A Student Approach to Song Lyrics: Coffee Girl

In honour of The Tragically Hip’s latest album, We Are The Same, released April 7th, here’s a brief series that demonstrates the manner in which I expect my students to approach poetry — without any research, and without any input from those who may know Gord Downie’s purposes for each song. I will analyse and speculate on each song’s possible meanings. For me, the poetry of TTH’s music is great literature; among the best.


Track #4: Coffee Girl

FIRST IMPRESSIONS

Title

  • just having recently seen Peter Donaldson‘s speech in the first act of David Mamet‘s Glengarry Glen Ross, I must admit I thought the title may be a racial comment regarding the protagonist’s skin tone
  • more likely, however, the protagonist works at Tim Hortons and is miserable

Interesting Words

  • “Beautiful and disaffected”
  • “The Hardscape or your shoes”

Images

  • “Get to the back door / Look around then turn the key” — is she nervously looking around because she’s afraid of being attacked or because she’s up to something mischievous? Or, is she casually taking her time, reluctant to begin her shift?

Literary Devices

  • alliteration and personification: “Hangover hanging on by the fangs / Walk to work on wild feet”
  • repetition (repeating a word in the line following): “hard to leave your bed” and “hard summer sheets”; “to work” and “to the back door”; “turn on all the lights” and “turn the key”..

Connections

  • one moment the emphasis on the beat places the song in a dance club, and the next moment I feel that I’m listening to Acker Bilk
  • the repeated line “Hey there Coffee Girl” seems either like a casual and friendly greeting, or like a customer calling for a refill in an arrogant or degrading manner.
  • Ol Cat Power and Classic Beck — Cat Stevens? and Beck?
  • “Taking cannons to fools / When all you need’s a BB gun” — though this is similar to a line from Downie’s book Coke Machine Glow (cannon to a pea-shooter fight), I can’t follow the placement of it here.

Favourite Quote

The Hardscape or your shoes

When the moon’s behind the hill

Possible Paraphrase

“I know that it can be hard to get up in the morning and get to work. I see you in the coffee shop on your shift, drowning your sorrows in that old music you’re playing: Cat Stevens, Beck, and Beware Purveyors of Cool. I know that you’re having a hard time lately and that it’s been particularly bad since you started seeing this guy. And, he’s not going to leave you alone.”

SUMMARY

Though several of my peers have listed this track as their favourite on the album, it hasn’t grabbed me yet. Perhaps the speaker in this song is singing about his Ex, not wanting to believe that his relationship with her is over and refusing to accept that she’s with another (“It’s hard to leave your bed” and “It was perfect til / He came along and wrecked it”). Or, perhaps the speaker is simply describing a day in the life of the protagonist — a girl going through the motions of life, work, and love.

Comments

  1. Steve says:

    FYI–It’s not Cat Stevens, it’s the singer “Cat Power” that he’s referring to.

  2. Steve says:

    and “The Hardscape or your shoes”, to me, means to stay or go, he’ll make you choose between staying or leaving. Hardscape is the surface and that remains where it is, while shoes will take you away.
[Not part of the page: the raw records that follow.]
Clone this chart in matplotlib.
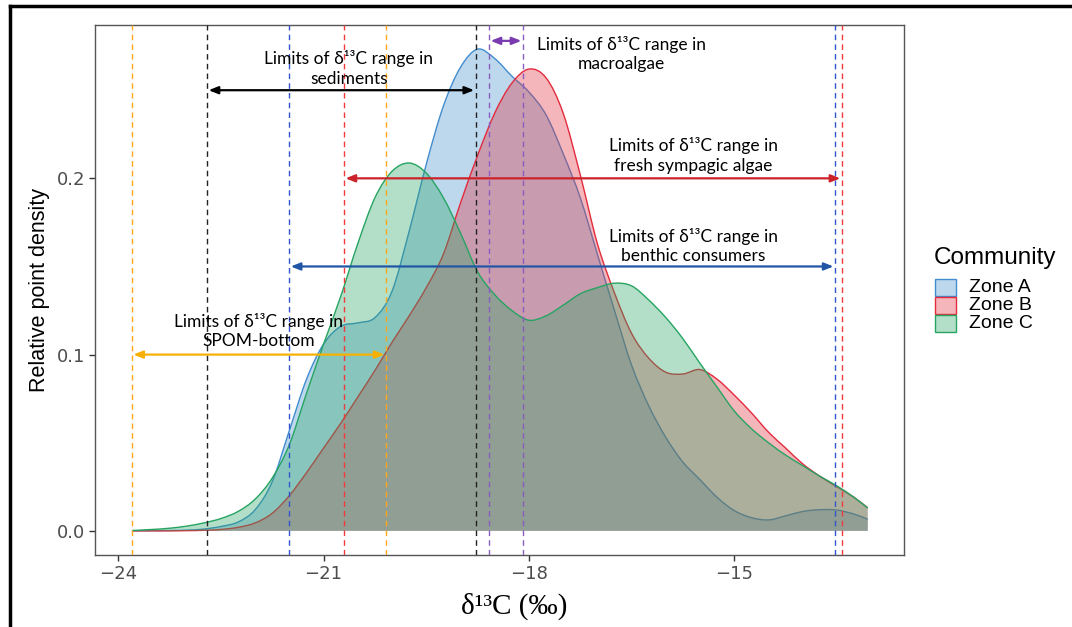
import numpy as np
import matplotlib.pyplot as plt
from matplotlib.patches import PathPatch, Rectangle
from matplotlib.path import Path
from matplotlib.lines import Line2D

# d13C grid (per mil) where the density curves were read
d13c = [-23.8, -23.5, -23.25, -23.0, -22.75, -22.5, -22.25, -22.0, -21.75, -21.5,
        -21.25, -21.0, -20.75, -20.5, -20.25, -20.0, -19.75, -19.5, -19.25, -19.0,
        -18.75, -18.5, -18.25, -18.0, -17.75, -17.5, -17.25, -17.0, -16.75, -16.5,
        -16.25, -16.0, -15.75, -15.5, -15.25, -15.0, -14.75, -14.5, -14.25, -14.0,
        -13.75, -13.5, -13.25, -13.05]

zone_a = [0.0, 0.0001, 0.0002, 0.0004, 0.001, 0.0025, 0.005, 0.012, 0.028, 0.057,
          0.086, 0.106, 0.116, 0.118, 0.121, 0.136, 0.170, 0.208, 0.241, 0.263,
          0.2733, 0.268, 0.258, 0.249, 0.236, 0.214, 0.189, 0.157, 0.125, 0.094,
          0.071, 0.053, 0.039, 0.029, 0.019, 0.0115, 0.0075, 0.0062, 0.0085, 0.011,
          0.012, 0.0118, 0.0095, 0.0066]

zone_b = [0.0, 0.0, 0.0, 0.0001, 0.0003, 0.0008, 0.002, 0.0045, 0.010, 0.020,
          0.033, 0.047, 0.061, 0.076, 0.091, 0.107, 0.122, 0.138, 0.157, 0.186,
          0.213, 0.237, 0.254, 0.262, 0.257, 0.237, 0.202, 0.163, 0.135, 0.112,
          0.098, 0.090, 0.089, 0.0915, 0.086, 0.077, 0.067, 0.056, 0.047, 0.038,
          0.031, 0.025, 0.019, 0.013]

zone_c = [0.0002, 0.0008, 0.0015, 0.0027, 0.0045, 0.007, 0.011, 0.018, 0.030, 0.049,
          0.078, 0.106, 0.133, 0.163, 0.189, 0.204, 0.2087, 0.203, 0.189, 0.169,
          0.147, 0.134, 0.125, 0.1195, 0.122, 0.128, 0.1345, 0.138, 0.1405, 0.139,
          0.131, 0.121, 0.109, 0.095, 0.0815, 0.068, 0.058, 0.050, 0.043, 0.037,
          0.031, 0.0255, 0.019, 0.013]

zones = ['Zone A', 'Zone B', 'Zone C']
zone_colors = ['#428DCE', '#E22C3D', '#26A462']

# limits of d13C ranges of the sources (lower, upper)
sources = ['SPOM-bottom', 'sediments', 'benthic consumers', 'fresh sympagic algae', 'macroalgae']
lower = [-23.8, -22.7, -21.5, -20.7, -18.58]
upper = [-20.09, -18.78, -13.53, -13.43, -18.09]
line_colors = ['#FFA81C', '#222222', '#3355CC', '#F23A3A', '#8A5CC0']
arrow_colors = ['#F8B000', '#000000', '#2156A6', '#CC2229', '#7A3AB0']
arrow_y = [0.1, 0.25, 0.15, 0.2, 0.278]
label_x = [-21.95, -20.63, -15.6, -15.6, -16.65]
label_y = [0.1133, 0.2623, 0.1618, 0.213, 0.2707]


def curve_path(x, y):
    # smooth curve through the read points (Catmull-Rom drawn as Bezier segments)
    pts = np.column_stack([x, y])
    n = len(pts)
    verts = [pts[0]]
    codes = [Path.MOVETO]
    for i in range(n - 1):
        p0 = pts[max(i - 1, 0)]
        p1 = pts[i]
        p2 = pts[i + 1]
        p3 = pts[min(i + 2, n - 1)]
        verts += [p1 + (p2 - p0) / 6, p2 - (p3 - p1) / 6, p2]
        codes += [Path.CURVE4] * 3
    return verts, codes


fig = plt.figure(figsize=(10.72, 6.27), dpi=100)
ax = fig.add_axes([95/1072, 1-555/627, 809/1072, 530/627])

for i in range(3):
    vals = [zone_a, zone_b, zone_c][i]
    verts, codes = curve_path(d13c, vals)
    fverts = verts + [(d13c[-1], 0), (d13c[0], 0), (d13c[0], 0)]
    fcodes = codes + [Path.LINETO, Path.LINETO, Path.CLOSEPOLY]
    ax.add_patch(PathPatch(Path(fverts, fcodes), facecolor=zone_colors[i], alpha=0.35,
                           lw=0, zorder=2+2*i))
    ax.add_patch(PathPatch(Path(verts, codes), fill=False, edgecolor=zone_colors[i],
                           lw=1, zorder=3+2*i))

for i in range(len(sources)):
    for xv in (lower[i], upper[i]):
        ax.axvline(xv, color=line_colors[i], lw=1, ls=(0, (4, 3)), zorder=10)
    ax.annotate('', xy=(upper[i], arrow_y[i]), xytext=(lower[i], arrow_y[i]),
                arrowprops=dict(arrowstyle='<|-|>,head_length=0.55,head_width=0.22',
                                color=arrow_colors[i], lw=1.6, mutation_scale=10,
                                shrinkA=1, shrinkB=1), zorder=11)
    ax.text(label_x[i], label_y[i], 'Limits of δ¹³C range in\n' + sources[i],
            ha='center', va='center', fontsize=12.5, linespacing=1.25,
            family=['Lato', 'DejaVu Sans'], color='black', zorder=12)

ax.set_xlim(-24.34, -12.52)
ax.set_ylim(-0.0137, 0.287)
ax.set_xticks([-24, -21, -18, -15])
ax.set_yticks([0.0, 0.1, 0.2])
ax.set_yticklabels(['0.0', '0.1', '0.2'])
ax.tick_params(length=4, width=1, color='#333333', labelcolor='#4D4D4D',
               labelsize=13, pad=3)
for s in ax.spines.values():
    s.set_color('#555555')
    s.set_linewidth(1)

ax.set_xlabel('δ¹³C (‰)', family=['Liberation Serif', 'DejaVu Serif'], fontsize=21)
ax.xaxis.set_label_coords(0.518, -0.072)
ax.set_ylabel('Relative point density', family=['Liberation Sans', 'DejaVu Sans'],
              fontsize=15.5, labelpad=5)

# legend, laid out as in ggplot
sans = ['Liberation Sans', 'DejaVu Sans']
fig.text(934/1072, 1-258/627, 'Community', fontsize=17.5, family=sans, va='center')
for i in range(3):
    yc = 287 + 18*i
    fig.add_artist(Rectangle((935/1072, 1-(yc+8.5)/627), 21/1072, 17/627,
                             transform=fig.transFigure, facecolor=zone_colors[i],
                             alpha=0.35, lw=0))
    fig.add_artist(Rectangle((935/1072, 1-(yc+8.5)/627), 21/1072, 17/627,
                             transform=fig.transFigure, fill=False,
                             edgecolor=zone_colors[i], lw=1))
    fig.text(969/1072, 1-yc/627, zones[i], fontsize=14, family=sans, va='center')

# outer frame of the original figure
fig.add_artist(Line2D([9.5/1072, 9.5/1072], [0, 1-6/627], transform=fig.transFigure,
                      color='black', lw=2.5))
fig.add_artist(Line2D([9.5/1072, 1], [1-6/627, 1-6/627], transform=fig.transFigure,
                      color='black', lw=2.5))

fig.savefig('out.png', dpi=100)
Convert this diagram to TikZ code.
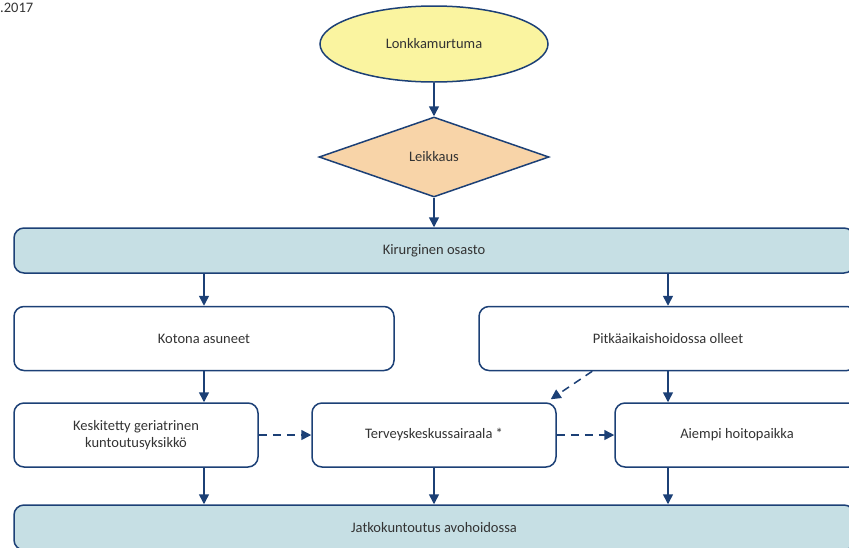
\documentclass[tikz,border=0pt]{standalone}
\usepackage{fontspec}
\setmainfont{Carlito}
\usetikzlibrary{calc, arrows.meta, shapes.geometric}
\definecolor{lineblue}{RGB}{28,64,118}
\definecolor{pale}{RGB}{250,244,160}
\definecolor{peach}{RGB}{248,212,168}
\definecolor{lightteal}{RGB}{198,223,228}
\definecolor{txt}{RGB}{51,51,51}
\tikzset{
  lbl/.style={text=txt, font=\fontsize{14.5}{17}\selectfont},
  box/.style={lbl, draw=lineblue, line width=1.5pt, rounded corners=10pt, fill=white,
    minimum height=64pt, align=center},
  band/.style={box, fill=lightteal, minimum height=45pt, minimum width=840pt},
  arr/.style={draw=lineblue, line width=1.5pt, -{Triangle[length=10pt,width=10pt]}},
  dasharr/.style={arr, dash pattern=on 8pt off 6pt}
}
\begin{document}
\begin{tikzpicture}[x=1pt, y=-1pt]
  \useasboundingbox (0,0) rectangle (849,547);
  \clip (0,0) rectangle (849,547);
  \node[lbl, anchor=west, inner sep=0pt] (yr) at (0,8) {.2017};
  \node[lbl, ellipse, draw=lineblue, line width=1.5pt, fill=pale, minimum width=228pt,
    minimum height=76pt] (lon) at (434,44) {Lonkkamurtuma};
  \node[lbl, diamond, draw=lineblue, line width=1.5pt, fill=peach, minimum width=230pt,
    minimum height=80pt, inner sep=0pt] (lei) at (434,157) {Leikkaus};
  \node[band] (kir) at (434,250.5) {Kirurginen osasto};
  \node[box, minimum width=380pt] (kot) at (204,338.5) {Kotona asuneet};
  \node[box, minimum width=378pt] (pit) at (668,338.5) {Pitkäaikaishoidossa olleet};
  \node[box, minimum width=244pt] (kes) at (136,435) {Keskitetty geriatrinen\\kuntoutusyksikkö};
  \node[box, minimum width=244pt] (ter) at (434,435) {Terveyskeskussairaala *};
  \node[box, minimum width=244pt] (aie) at (737,435) {Aiempi hoitopaikka};
  \node[band] (jat) at (434,527.5) {Jatkokuntoutus avohoidossa};
  \draw[arr] (lon) -- (lei);
  \draw[arr] (lei) -- (kir);
  \draw[arr] (kir.south -| kot) -- (kot);
  \draw[arr] (kir.south -| pit) -- (pit);
  \draw[arr] (kot) -- (kot |- kes.north);
  \draw[arr] (pit) -- (pit |- aie.north);
  \draw[dasharr] ($(pit.south west)+(114,0)$) -- ($(ter.north east)+(-6,-3)$);
  \draw[dasharr] (kes) -- (ter);
  \draw[dasharr] (ter) -- (aie);
  \draw[arr] (kes.south -| kot) -- (jat.north -| kot);
  \draw[arr] (ter.south) -- (jat.north);
  \draw[arr] (aie.south -| pit) -- (jat.north -| pit);
\end{tikzpicture}
\end{document}
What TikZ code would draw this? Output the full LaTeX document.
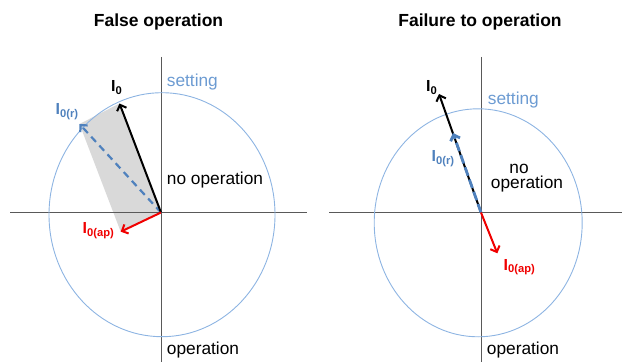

  3. Reading your post jolted me out of an assumption I’d made about this song. I’d assumed that the narrator was the one doing that actions (“walk to work on wild feet… turn the key… take down the chairs and make things neat”), but your perspective made me realize that the narrator never says “I” in relation to those things.

    The song makes more sense, I think, from the standpoint you’ve presented: the Coffee Girl is the one experiencing the actions, and the narrator is describing them.

    It’s interesting that, of the love triangle presented in the song (between Coffee Girl, the narrator, and the one who will “make you choose”), Coffee Girl is the only one who gets any development. The other two characters are really just tangential to her experience – even though she will ultimately need to choose between them.

    One of the things I’ve always liked about the Hip is that they rarely (if ever) sing the stereotypical love song. It seems that this album has a lot more songs devoted to the idea of love. Or, perhaps, all Hip songs are about love, just on different levels?

  4. @Steve, I wasn’t familiar with Cat Power until you pointed that out. Thanks for sharing that!

  5. Brad W. says:

    Steve and Siege, Thanks a lot for stopping by and discussing Tragically Hip lyrics and for pointing out the proper reference for ‘Cat Power’.

    Steve, I also really like your thoughts on ‘hardscape or your shoes’.

    And Siege, you’re right — perhaps Hip songs are about love, just on different levels. … Thankfully! We certainly don’t need another band on the airwaves singing ‘baby I love your way’! Maybe The Hip, with their new album title, really is trying to tell us that they’re “the same” as other bands.